Sitting there in lap of the Himalayas, smirking at the chaotic and packed cities from far back, this small town of the Gharwal region is unarguably the most blessed town and enjoys the privilege of that favorite child of the family. (of Himalayas)
I hope this untouched part of Uttarakhand remains far away from the commercial influence. It is serener than the Nainital lake, it has more positivity and more spiritual vibes than Rishikesh, a weather that fills you with satisfaction and undoubtedly it tops the list of happiness index.
To reach this abode of angels, you will travel through the terraced hilly fields until you are at the highest point of the hill, there is nothing beyond this point. Pauri is the last destination at a height higher than an Aries’ ego.
After entering the town, the first thing you will experience is the hustle bustle of bus drivers and tempo drivers calling for customers to tourist spots like Srinagar, Rishikesh, Dehradun, Kathgodam and Delhi.
And you will also enter a town that sings of simplicity, breeds on calmness and propagates love thy neighbor. Love thy human.
Once you reach Pauri and live there even for just a day, I am sure you would never want to leave the city: surrounded by the Himalayas, covered in pine trees and resting under the clear blue sky. Waking up early in the morning like rest of the pahari people in the country, sipping tea in the balcony while overlooking the fog covered Himalayas is a daily routine of Pauri residents… sitting there until this fog uncovers the beauty beneath.
Pauri was the most simple, effortless and easy going trip I have ever had. I have nothing to brag about the restaurants there or the best hotel, because there are hardly any. And moreover, all of this got overshadowed by the simple yet delicious home cooked authentic pahari food ( the most delicious s vegetarian) and of course the view from balcony which looked nothing less than an entrance to heaven.
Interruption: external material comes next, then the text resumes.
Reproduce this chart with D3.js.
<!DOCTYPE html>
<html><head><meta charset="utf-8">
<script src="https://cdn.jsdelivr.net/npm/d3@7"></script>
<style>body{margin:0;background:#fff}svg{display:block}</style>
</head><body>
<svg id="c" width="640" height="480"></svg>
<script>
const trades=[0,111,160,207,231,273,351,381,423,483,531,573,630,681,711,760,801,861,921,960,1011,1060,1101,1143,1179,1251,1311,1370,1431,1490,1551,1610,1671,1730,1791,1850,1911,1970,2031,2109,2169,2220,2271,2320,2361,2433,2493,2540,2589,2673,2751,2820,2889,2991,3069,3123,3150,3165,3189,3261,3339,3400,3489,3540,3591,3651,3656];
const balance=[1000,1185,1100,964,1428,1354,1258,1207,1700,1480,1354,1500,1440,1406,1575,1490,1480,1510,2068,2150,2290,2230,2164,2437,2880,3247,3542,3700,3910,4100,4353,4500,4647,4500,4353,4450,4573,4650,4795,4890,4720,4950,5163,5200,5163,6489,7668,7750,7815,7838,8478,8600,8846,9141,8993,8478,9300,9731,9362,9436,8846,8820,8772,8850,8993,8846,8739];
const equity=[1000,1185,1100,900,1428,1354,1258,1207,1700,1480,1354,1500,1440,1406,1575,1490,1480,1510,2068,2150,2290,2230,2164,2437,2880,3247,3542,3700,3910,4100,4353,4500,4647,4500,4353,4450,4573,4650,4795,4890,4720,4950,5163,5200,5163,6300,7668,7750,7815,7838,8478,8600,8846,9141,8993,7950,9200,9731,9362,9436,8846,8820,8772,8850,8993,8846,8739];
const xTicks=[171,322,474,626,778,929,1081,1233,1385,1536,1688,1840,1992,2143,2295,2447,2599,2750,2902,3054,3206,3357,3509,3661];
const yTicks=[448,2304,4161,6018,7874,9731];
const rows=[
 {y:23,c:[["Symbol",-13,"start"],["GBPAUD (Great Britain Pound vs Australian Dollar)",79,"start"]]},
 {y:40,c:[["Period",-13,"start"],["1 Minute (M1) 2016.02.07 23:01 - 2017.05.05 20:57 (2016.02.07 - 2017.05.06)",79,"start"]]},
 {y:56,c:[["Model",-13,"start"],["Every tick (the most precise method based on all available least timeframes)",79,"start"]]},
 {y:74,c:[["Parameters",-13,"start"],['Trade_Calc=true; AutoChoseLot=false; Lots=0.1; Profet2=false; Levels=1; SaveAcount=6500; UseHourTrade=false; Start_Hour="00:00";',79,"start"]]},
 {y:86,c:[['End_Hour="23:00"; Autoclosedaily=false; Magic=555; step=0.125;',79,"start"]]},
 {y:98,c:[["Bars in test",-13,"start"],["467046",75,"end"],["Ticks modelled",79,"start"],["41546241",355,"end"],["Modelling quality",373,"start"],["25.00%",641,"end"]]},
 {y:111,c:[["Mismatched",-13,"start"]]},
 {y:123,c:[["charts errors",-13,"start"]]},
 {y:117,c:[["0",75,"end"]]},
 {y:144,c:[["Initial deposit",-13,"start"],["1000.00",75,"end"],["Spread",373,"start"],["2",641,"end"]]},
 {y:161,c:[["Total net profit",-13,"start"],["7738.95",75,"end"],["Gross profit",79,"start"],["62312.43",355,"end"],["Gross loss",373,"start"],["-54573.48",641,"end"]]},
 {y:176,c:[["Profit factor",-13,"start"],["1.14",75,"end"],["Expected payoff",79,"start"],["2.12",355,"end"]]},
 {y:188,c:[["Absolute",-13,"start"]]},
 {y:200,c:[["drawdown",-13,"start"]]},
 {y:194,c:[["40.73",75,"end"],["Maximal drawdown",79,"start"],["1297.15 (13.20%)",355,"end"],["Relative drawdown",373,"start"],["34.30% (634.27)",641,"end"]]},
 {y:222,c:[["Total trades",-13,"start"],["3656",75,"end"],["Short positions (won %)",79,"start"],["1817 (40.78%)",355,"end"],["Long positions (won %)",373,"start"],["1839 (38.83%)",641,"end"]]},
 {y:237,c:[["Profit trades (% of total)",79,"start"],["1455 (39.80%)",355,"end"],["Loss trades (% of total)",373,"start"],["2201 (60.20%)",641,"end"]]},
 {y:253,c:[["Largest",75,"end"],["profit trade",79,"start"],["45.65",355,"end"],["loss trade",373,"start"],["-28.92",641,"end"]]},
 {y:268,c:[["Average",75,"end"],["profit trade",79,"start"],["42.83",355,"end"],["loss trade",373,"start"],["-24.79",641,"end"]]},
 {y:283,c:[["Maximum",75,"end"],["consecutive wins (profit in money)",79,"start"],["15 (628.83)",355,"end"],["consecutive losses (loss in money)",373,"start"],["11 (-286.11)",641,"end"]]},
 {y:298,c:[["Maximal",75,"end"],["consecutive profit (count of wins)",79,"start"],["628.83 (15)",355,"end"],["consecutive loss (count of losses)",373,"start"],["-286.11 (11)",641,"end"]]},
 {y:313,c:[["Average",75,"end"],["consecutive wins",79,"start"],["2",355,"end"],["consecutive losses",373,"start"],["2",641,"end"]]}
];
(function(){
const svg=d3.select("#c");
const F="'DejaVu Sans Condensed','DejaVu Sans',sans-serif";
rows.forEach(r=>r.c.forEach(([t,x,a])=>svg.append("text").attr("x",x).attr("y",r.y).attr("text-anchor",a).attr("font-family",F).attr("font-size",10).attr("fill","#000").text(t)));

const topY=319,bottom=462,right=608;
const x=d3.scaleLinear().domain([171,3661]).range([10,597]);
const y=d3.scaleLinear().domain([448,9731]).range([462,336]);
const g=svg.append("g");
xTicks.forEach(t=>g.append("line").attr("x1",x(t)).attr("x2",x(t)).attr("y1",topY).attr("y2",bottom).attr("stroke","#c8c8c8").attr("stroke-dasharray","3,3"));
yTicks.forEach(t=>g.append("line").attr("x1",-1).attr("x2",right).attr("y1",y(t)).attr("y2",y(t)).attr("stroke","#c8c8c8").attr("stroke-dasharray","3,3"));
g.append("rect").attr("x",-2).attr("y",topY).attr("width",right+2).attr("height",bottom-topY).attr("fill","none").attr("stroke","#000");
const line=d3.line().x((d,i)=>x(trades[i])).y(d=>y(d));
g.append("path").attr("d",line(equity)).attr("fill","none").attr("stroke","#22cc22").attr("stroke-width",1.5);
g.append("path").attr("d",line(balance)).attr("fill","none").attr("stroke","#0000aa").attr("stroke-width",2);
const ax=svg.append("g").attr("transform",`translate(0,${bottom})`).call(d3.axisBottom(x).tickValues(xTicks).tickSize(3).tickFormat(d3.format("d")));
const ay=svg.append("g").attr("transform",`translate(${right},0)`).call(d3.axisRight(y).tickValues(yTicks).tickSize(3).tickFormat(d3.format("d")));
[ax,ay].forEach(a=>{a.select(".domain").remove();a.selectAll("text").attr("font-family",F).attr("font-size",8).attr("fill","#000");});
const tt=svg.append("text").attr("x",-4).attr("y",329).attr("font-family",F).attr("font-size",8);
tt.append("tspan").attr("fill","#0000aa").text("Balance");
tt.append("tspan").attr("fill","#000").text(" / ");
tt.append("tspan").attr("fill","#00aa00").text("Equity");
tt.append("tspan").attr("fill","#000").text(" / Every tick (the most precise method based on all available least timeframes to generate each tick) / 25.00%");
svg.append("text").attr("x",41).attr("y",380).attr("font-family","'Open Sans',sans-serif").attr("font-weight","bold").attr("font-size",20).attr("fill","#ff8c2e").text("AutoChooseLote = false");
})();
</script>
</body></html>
Walking around the town sitting in the middle of the road because we knew there hardly will be any vehicles around; climbing random small hills and figuring out ways while walking; ending up in a dead end place with nowhere further to go; fear of being chased by some wild animal; then finally sitting on the edge of a hill which seemed more like the edge of the earth and ceasing the moment.
While travelling I make sure to visit the outskirt areas, a village besides the town. So, in Pauri too I did the same. A downhill trek to this small village called Bangla. Again a placid place, with quite receptive and welcoming people, listening to Gharwali songs at full volume. Many of the people have their ancestral houses there… abandoned. But ultimately they return to it after their retirement. (Like one of the resident, a retired Army official)
Walking along the wheat fields surrounded by terraced hills, this was maybe the first time I climbed up a barren terrace farming hill and sat on probably the 50th step for an hour, absorbing the fresh air, penetrating into the tranquility of the place. We had our pahari lunch, some tea, explored the village, where in some houses women were preparing spices, some were beating the corn, while some people were having a little chat over their houses’ short walls.
To be honest, I cannot fabricate my experience in words here, maybe because Pauri is a place that you can just feel; carry the feeling for the rest of your life; relive each moment but not write much about it.